**Given data**
* * * * *

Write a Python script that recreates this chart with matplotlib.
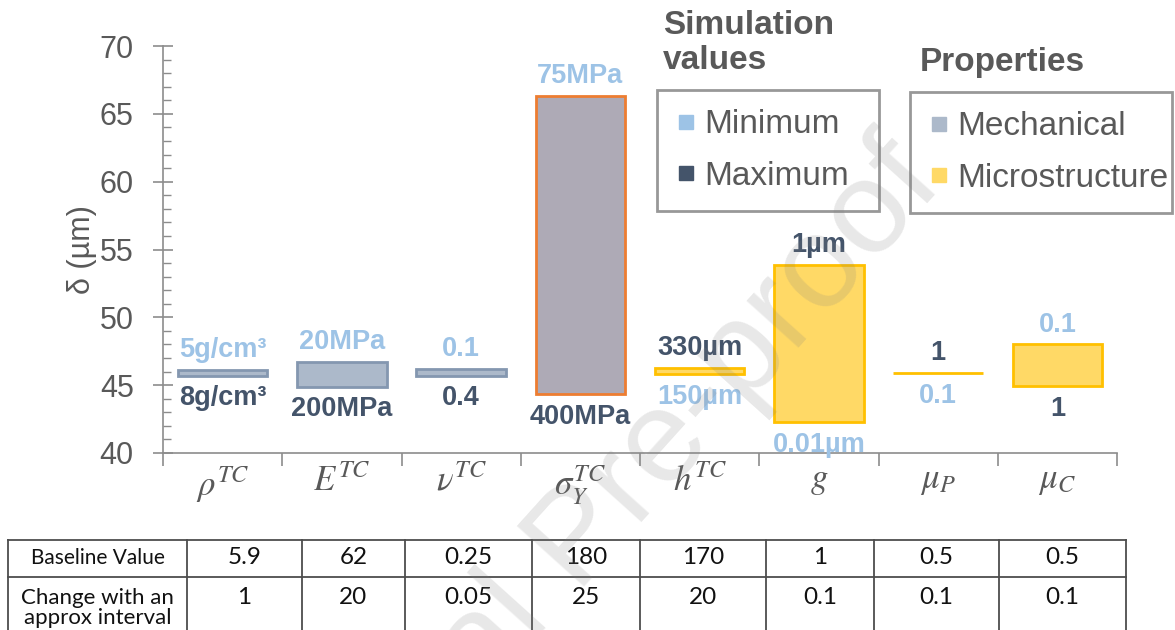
import matplotlib
matplotlib.use("Agg")
import matplotlib.pyplot as plt
from matplotlib.lines import Line2D

plt.rcParams["font.family"] = ["Liberation Sans", "DejaVu Sans"]
plt.rcParams["mathtext.fontset"] = "stix"

# deflection range per parameter (lower / upper end of each floating bar)
params = [r"$\rho^{TC}$", r"$E^{TC}$", r"$\nu^{TC}$", r"$\sigma_Y^{TC}$",
          r"$h^{TC}$", r"$g$", r"$\mu_P$", r"$\mu_C$"]
delta_low = [45.7, 44.9, 45.7, 44.35, 45.8, 42.3, 45.9, 44.95]
delta_high = [46.1, 46.7, 46.2, 66.3, 46.3, 53.85, 45.9, 48.0]
group = ["mech", "mech", "mech", "mech", "micro", "micro", "micro", "micro"]

# simulation input values written above / below each bar
top_text = ["5g/cm³", "20MPa", "0.1", "75MPa", "330µm", "1µm", "1", "0.1"]
top_is_min = [True, True, True, True, False, False, False, True]
bottom_text = ["8g/cm³", "200MPa", "0.4", "400MPa", "150µm", "0.01µm", "0.1", "1"]

# table under the chart
row_names = ["Baseline Value", "Change with an\napprox interval"]
baseline = ["5.9", "62", "0.25", "180", "170", "1", "0.5", "0.5"]
change = ["1", "20", "0.05", "25", "20", "0.1", "0.1", "0.1"]

C_MIN = "#9dc3e6"
C_MAX = "#44546a"
C_TXT = "#595959"
FACE = {"mech": "#acb9ca", "micro": "#ffd966"}
EDGE = {"mech": "#8497b0", "micro": "#ffc000"}

W, H = 1175, 630
fig = plt.figure(figsize=(W / 100, H / 100), dpi=100)
ax = fig.add_axes([163 / W, 1 - 453 / H, 954 / W, 407 / H])

x = [i + 0.5 for i in range(len(params))]
for i in range(len(params)):
    lo, hi = delta_low[i], delta_high[i]
    face, edge = FACE[group[i]], EDGE[group[i]]
    if i == 3:
        face, edge = "#aeaab6", "#ed7d31"
    ax.bar(x[i], hi - lo, bottom=lo, width=0.75, color=face,
           edgecolor=edge, linewidth=2, zorder=2)
    ax.annotate(top_text[i], (x[i], hi), xytext=(0, 5), textcoords="offset points",
                ha="center", va="bottom", fontsize=19.5, fontweight="bold",
                color=C_MIN if top_is_min[i] else C_MAX)
    ax.annotate(bottom_text[i], (x[i], lo), xytext=(0, -7), textcoords="offset points",
                ha="center", va="top", fontsize=19.5, fontweight="bold",
                color=C_MAX if top_is_min[i] else C_MIN)

ax.set_xlim(0, len(params))
ax.set_ylim(40, 70)
ax.set_yticks(range(40, 71, 5))
ax.set_yticks(range(40, 71), minor=True)
ax.set_xticks(range(len(params) + 1))
ax.set_xticklabels([])
ax.set_xticks(x, minor=True)
ax.set_xticklabels(params, minor=True, fontsize=25, color=C_TXT)
ax.tick_params(axis="y", which="major", direction="inout", length=14, width=1.2,
               color="#8c8c8c", labelsize=22, labelcolor=C_TXT, pad=14)
ax.tick_params(axis="y", which="minor", direction="in", length=6, width=1,
               color="#8c8c8c")
ax.tick_params(axis="x", which="major", direction="out", length=9, width=1.2,
               color="#8c8c8c")
ax.tick_params(axis="x", which="minor", length=0, pad=8)
for side in ("top", "right"):
    ax.spines[side].set_visible(False)
for side in ("left", "bottom"):
    ax.spines[side].set_color("#8c8c8c")
    ax.spines[side].set_linewidth(1.2)
ax.set_ylabel("δ (µm)", fontsize=22, color=C_TXT, labelpad=2)


# two framed legends with their headings above the boxes
def square(c):
    return Line2D([], [], marker="s", linestyle="none", markersize=10,
                  markerfacecolor=c, markeredgecolor=c)


leg_kw = dict(loc="upper left", mode="expand", fontsize=24, frameon=True,
              fancybox=False, borderaxespad=0, labelspacing=0.62,
              handlelength=0.6, handletextpad=0.25, borderpad=0.58,
              labelcolor=C_TXT)
l1 = fig.legend([square(C_MIN), square(C_MAX)], ["Minimum", "Maximum"],
                bbox_to_anchor=(657 / W, 1 - 214 / H, 222 / W, 124 / H), **leg_kw)
l2 = fig.legend([square(FACE["mech"]), square(FACE["micro"])],
                ["Mechanical", "Microstructure"],
                bbox_to_anchor=(910 / W, 1 - 216 / H, 262 / W, 124 / H), **leg_kw)
for lg in (l1, l2):
    lg.get_frame().set_edgecolor("#7f7f7f")
    lg.get_frame().set_linewidth(2)
fig.text(663 / W, 1 - 10 / H, "Simulation\nvalues", fontsize=24,
         fontweight="bold", color=C_TXT, va="top", linespacing=1.15)
fig.text(920 / W, 1 - 47 / H, "Properties", fontsize=24,
         fontweight="bold", color=C_TXT, va="top")

# table drawn on a pixel-unit overlay
tab = fig.add_axes([0, 0, 1, 1], zorder=-1)
tab.set_xlim(0, W)
tab.set_ylim(H, 0)
tab.axis("off")
col_edges = [8, 187, 302, 405, 532, 640, 766, 874, 999, 1126]
row_edges = [540, 577, 660]
for ye in row_edges:
    tab.plot([col_edges[0], col_edges[-1]], [ye, ye], color="#4d4d4d", lw=1.3)
for xe in col_edges:
    tab.plot([xe, xe], [row_edges[0], row_edges[-1]], color="#4d4d4d", lw=1.3)
tab.text((col_edges[0] + col_edges[1]) / 2, 558, row_names[0], ha="center",
         va="center", fontsize=15, family="Lato", color="#111111")
tab.text((col_edges[0] + col_edges[1]) / 2, 588, row_names[1], ha="center",
         va="top", fontsize=16, family="Lato", color="#111111", linespacing=1.0)
for j in range(len(baseline)):
    cx = (col_edges[j + 1] + col_edges[j + 2]) / 2
    tab.text(cx, 558, baseline[j], ha="center", va="center", fontsize=17.5,
             family="Lato", color="#111111")
    tab.text(cx, 587, change[j], ha="center", va="top", fontsize=17.5,
             family="Lato", color="#111111")

# faint diagonal watermark
fig.text(945 / W, 1 - 185 / H, "Journal Pre-proof", fontsize=95,
         color="#808080", alpha=0.18, rotation=48, rotation_mode="anchor",
         ha="right", va="baseline", zorder=10)

fig.savefig("out.png", dpi=100)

* * * * *

**Task**
Copy exactly the lines running from the beginning of the listing through the line that has "ax = fig.add_axes([163". Drop the pictures.

**Response to this exercise**
Write a Python script that recreates this chart with matplotlib.
import matplotlib
matplotlib.use("Agg")
import matplotlib.pyplot as plt
from matplotlib.lines import Line2D

plt.rcParams["font.family"] = ["Liberation Sans", "DejaVu Sans"]
plt.rcParams["mathtext.fontset"] = "stix"

# deflection range per parameter (lower / upper end of each floating bar)
params = [r"$\rho^{TC}$", r"$E^{TC}$", r"$\nu^{TC}$", r"$\sigma_Y^{TC}$",
          r"$h^{TC}$", r"$g$", r"$\mu_P$", r"$\mu_C$"]
delta_low = [45.7, 44.9, 45.7, 44.35, 45.8, 42.3, 45.9, 44.95]
delta_high = [46.1, 46.7, 46.2, 66.3, 46.3, 53.85, 45.9, 48.0]
group = ["mech", "mech", "mech", "mech", "micro", "micro", "micro", "micro"]

# simulation input values written above / below each bar
top_text = ["5g/cm³", "20MPa", "0.1", "75MPa", "330µm", "1µm", "1", "0.1"]
top_is_min = [True, True, True, True, False, False, False, True]
bottom_text = ["8g/cm³", "200MPa", "0.4", "400MPa", "150µm", "0.01µm", "0.1", "1"]

# table under the chart
row_names = ["Baseline Value", "Change with an\napprox interval"]
baseline = ["5.9", "62", "0.25", "180", "170", "1", "0.5", "0.5"]
change = ["1", "20", "0.05", "25", "20", "0.1", "0.1", "0.1"]

C_MIN = "#9dc3e6"
C_MAX = "#44546a"
C_TXT = "#595959"
FACE = {"mech": "#acb9ca", "micro": "#ffd966"}
EDGE = {"mech": "#8497b0", "micro": "#ffc000"}

W, H = 1175, 630
fig = plt.figure(figsize=(W / 100, H / 100), dpi=100)
ax = fig.add_axes([163 / W, 1 - 453 / H, 954 / W, 407 / H])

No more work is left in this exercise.